问题描述
我正在为我的编程课程运行 C 练习,我发现一些计算导致了舍入错误,进而影响了逻辑语句。请看下面代码的最后两行:
if (bmi_result < 18.5)
printf("Your BMI is %.1f and you might be underweight.\n\n",bmi_result);
else if (bmi_result >= 18.5 && bmi_result <= 24.9)
printf("Your BMI is %.1f and you have a normal weight.\n\n",bmi_result);
else if (bmi_result >= 25.0 && bmi_result <= 29.9)
printf("Your BMI is %.1f and you might be overweight.\n\n",bmi_result);
else if (bmi_result >= 30.0)
printf("Your BMI is %.1f and you might be obese.\n\n",bmi_result);
BMI 计算为 double bmi_result = 703 * weight / (height * height);
如果我使用 65(英寸)的身高和 180(磅)的体重,其结果为 29.9502,则 if/else 语句会忽略此值。>
不幸的是,我必须完全按照所写的 BMI 参数进行操作,因为这是此问题的要求。使用 round() 可以解决部分问题(例如,在我给出的特定情况下),但我会在其他值上失去精度。
有没有人对如何解决这个问题有任何建议,并确保程序对任何输入都能准确工作?是否有另一个类似于 round() 的函数允许您指定舍入到特定值(最接近的十分之一)?
解决方法
if (bmi_result < 18.5)
printf("Your BMI is %.1f and you might be underweight.\n\n",bmi_result);
else if (bmi_result >= 18.5 && bmi_result < 25)

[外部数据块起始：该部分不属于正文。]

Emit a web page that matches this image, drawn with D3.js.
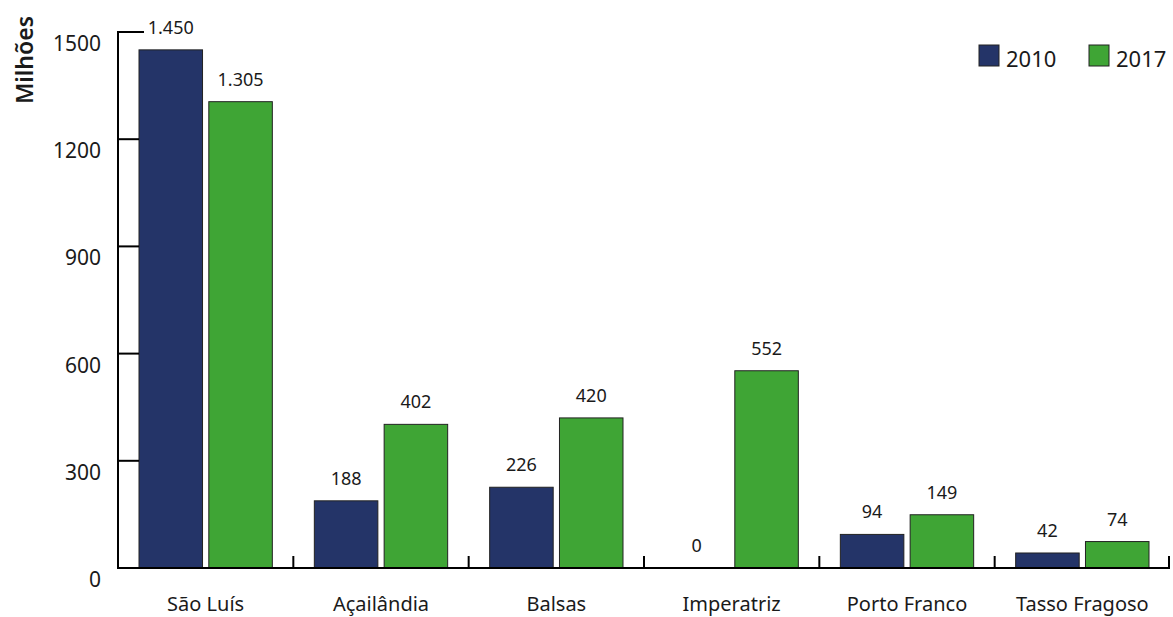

printf("Your BMI is %.1f and you have a normal weight.\n\n",bmi_result);
else if (bmi_result >= 25.0 && bmi_result < 30)
printf("Your BMI is %.1f and you might be overweight.\n\n",bmi_result);
else if (bmi_result >= 30.0)
printf("Your BMI is %.1f and you might be obese.\n\n",bmi_result);
试试这种方式,它应该能够捕获 29.9502 值。